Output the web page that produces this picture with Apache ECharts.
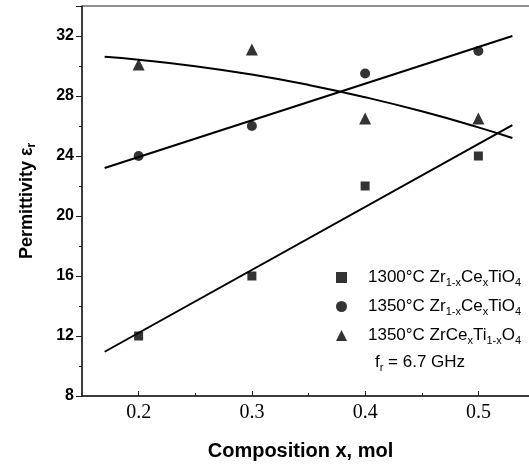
<!DOCTYPE html>
<html>
<head>
<meta charset="utf-8">
<script src="https://cdn.jsdelivr.net/npm/echarts@6/dist/echarts.min.js"></script>
<style>
  html, body { margin: 0; padding: 0; background: #fff; }
  #chart { width: 529px; height: 465px; }
</style>
</head>
<body>
<div id="chart"></div>
<script>
// composition values (x, mol)
const compX = [0.2, 0.3, 0.4, 0.5];
// measured permittivity
const zrCe1300 = [12, 16, 22, 24];
const zrCe1350 = [24, 26, 29.5, 31];
const zrTi1350 = [30.1, 31.1, 26.5, 26.5];

// fitted lines
const fitSqX = [0.17, 0.53];
const fitSqY = [10.95, 26.06];
const fitCiX = [0.17, 0.53];
const fitCiY = [23.2, 32.0];
const fitTrX = [0.17, 0.2, 0.25, 0.3, 0.35, 0.4, 0.45, 0.5, 0.53];
const fitTrY = [30.62, 30.42, 29.99, 29.43, 28.74, 27.92, 26.98, 25.91, 25.2];

// axis ticks
const xTicks = [0.2, 0.3, 0.4, 0.5];
const xMinor = [0.25, 0.35, 0.45];

const names = ['1300°C Zr1-xCexTiO4', '1350°C Zr1-xCexTiO4', '1350°C ZrCexTi1-xO4'];
const legendRich = {
  '1300°C Zr1-xCexTiO4': '1300°C Zr{s|1-x}Ce{s|x}TiO{s|4}',
  '1350°C Zr1-xCexTiO4': '1350°C Zr{s|1-x}Ce{s|x}TiO{s|4}',
  '1350°C ZrCexTi1-xO4': '1350°C ZrCe{s|x}Ti{s|1-x}O{s|4}'
};

function zip(xs, ys) {
  return xs.map((x, i) => [x, ys[i]]);
}

let myChart = echarts.init(document.getElementById('chart'));

let fitLine = {
  type: 'line',
  showSymbol: false,
  silent: true,
  lineStyle: { color: '#000', width: 2 },
  z: 1
};

let option = {
  animation: false,
  grid: {
    left: 82,
    top: 6,
    right: -6, // right edge falls just outside the picture
    bottom: 69,
    outerBoundsMode: 'none',
    containLabel: false,
    show: true,
    borderColor: '#222',
    borderWidth: 1
  },
  legend: {
    data: names,
    orient: 'vertical',
    left: 336,
    top: 269,
    padding: 0,
    itemWidth: 11,
    itemHeight: 11,
    itemGap: 10,
    selectedMode: false,
    formatter: function (name) {
      return legendRich[name];
    },
    textStyle: {
      color: '#000',
      fontSize: 17,
      fontFamily: 'Liberation Sans',
      padding: [0, 0, 0, 16],
      rich: {
        s: { fontSize: 11, fontFamily: 'Liberation Sans', color: '#000', padding: [10, 0, 0, 0] }
      }
    }
  },
  xAxis: [{
    type: 'value',
    min: 0.15,
    max: 0.55,
    position: 'bottom',
    name: 'Composition x, mol',
    nameLocation: 'middle',
    nameGap: 45,
    nameTextStyle: {
      color: '#000',
      fontSize: 20,
      fontWeight: 'bold',
      fontFamily: 'Liberation Sans',
      padding: [0, 16, 0, 0]
    },
    axisLine: { lineStyle: { color: '#222', width: 1.5 } },
    axisTick: { inside: true, length: 5, customValues: xTicks, lineStyle: { color: '#222' } },
    axisLabel: {
      customValues: xTicks,
      formatter: function (v) { return v.toFixed(1); },
      color: '#000',
      fontSize: 20,
      fontFamily: 'Liberation Serif',
      margin: 7
    },
    splitLine: { show: false }
  }, {
    type: 'value',
    min: 0.15,
    max: 0.55,
    position: 'bottom',
    offset: 0,
    axisLine: { show: false },
    axisTick: { inside: true, length: 3, customValues: xMinor, lineStyle: { color: '#222' } },
    axisLabel: { show: false },
    splitLine: { show: false }
  }],
  yAxis: {
    type: 'value',
    min: 8,
    max: 34,
    interval: 4,
    name: 'Permittivity ε{s|r}',
    nameLocation: 'middle',
    nameGap: 44,
    nameTextStyle: {
      color: '#000',
      fontSize: 18,
      fontWeight: 'bold',
      fontFamily: 'Liberation Sans',
      rich: {
        s: { fontSize: 12, fontWeight: 'bold', fontFamily: 'Liberation Sans', color: '#000', padding: [10, 0, 0, 0] }
      }
    },
    axisLine: { show: true, lineStyle: { color: '#222', width: 1.5 } },
    axisTick: { show: true, length: 6, lineStyle: { color: '#222' } },
    minorTick: { show: true, splitNumber: 2, length: 3, lineStyle: { color: '#222' } },
    axisLabel: {
      showMaxLabel: false,
      color: '#000',
      fontSize: 16,
      fontWeight: 'bold',
      fontFamily: 'Liberation Sans',
      margin: 8
    },
    splitLine: { show: false }
  },
  graphic: [{
    type: 'text',
    left: 375,
    top: 354,
    style: {
      text: '{n|f}{s|r}{n| = 6.7 GHz}',
      rich: {
        n: { fontSize: 17, fontFamily: 'Liberation Sans', fill: '#000' },
        s: { fontSize: 11, fontFamily: 'Liberation Sans', fill: '#000', padding: [10, 0, 0, 0] }
      }
    }
  }],
  series: [
    Object.assign({}, fitLine, { name: 'fit1', data: zip(fitSqX, fitSqY) }),
    Object.assign({}, fitLine, { name: 'fit2', data: zip(fitCiX, fitCiY) }),
    Object.assign({}, fitLine, { name: 'fit3', smooth: true, data: zip(fitTrX, fitTrY) }),
    {
      name: names[0],
      type: 'scatter',
      symbol: 'rect',
      symbolSize: 9,
      itemStyle: { color: '#000' },
      data: zip(compX, zrCe1300),
      z: 3
    },
    {
      name: names[1],
      type: 'scatter',
      symbol: 'circle',
      symbolSize: 10,
      itemStyle: { color: '#000' },
      data: zip(compX, zrCe1350),
      z: 3
    },
    {
      name: names[2],
      type: 'scatter',
      symbol: 'triangle',
      symbolSize: 12,
      itemStyle: { color: '#000' },
      data: zip(compX, zrTi1350),
      z: 3
    }
  ]
};

myChart.setOption(option);
</script>
</body>
</html>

## Required work
Restate, line by line and word for word, everything from the top of the material through the line that contains "const zrTi1350 = [30.1, 31.1, 26.5, 26.5];". Leave pictures out.

## Output for this exercise
Output the web page that produces this picture with Apache ECharts.
<!DOCTYPE html>
<html>
<head>
<meta charset="utf-8">
<script src="https://cdn.jsdelivr.net/npm/echarts@6/dist/echarts.min.js"></script>
<style>
  html, body { margin: 0; padding: 0; background: #fff; }
  #chart { width: 529px; height: 465px; }
</style>
</head>
<body>
<div id="chart"></div>
<script>
// composition values (x, mol)
const compX = [0.2, 0.3, 0.4, 0.5];
// measured permittivity
const zrCe1300 = [12, 16, 22, 24];
const zrCe1350 = [24, 26, 29.5, 31];
const zrTi1350 = [30.1, 31.1, 26.5, 26.5];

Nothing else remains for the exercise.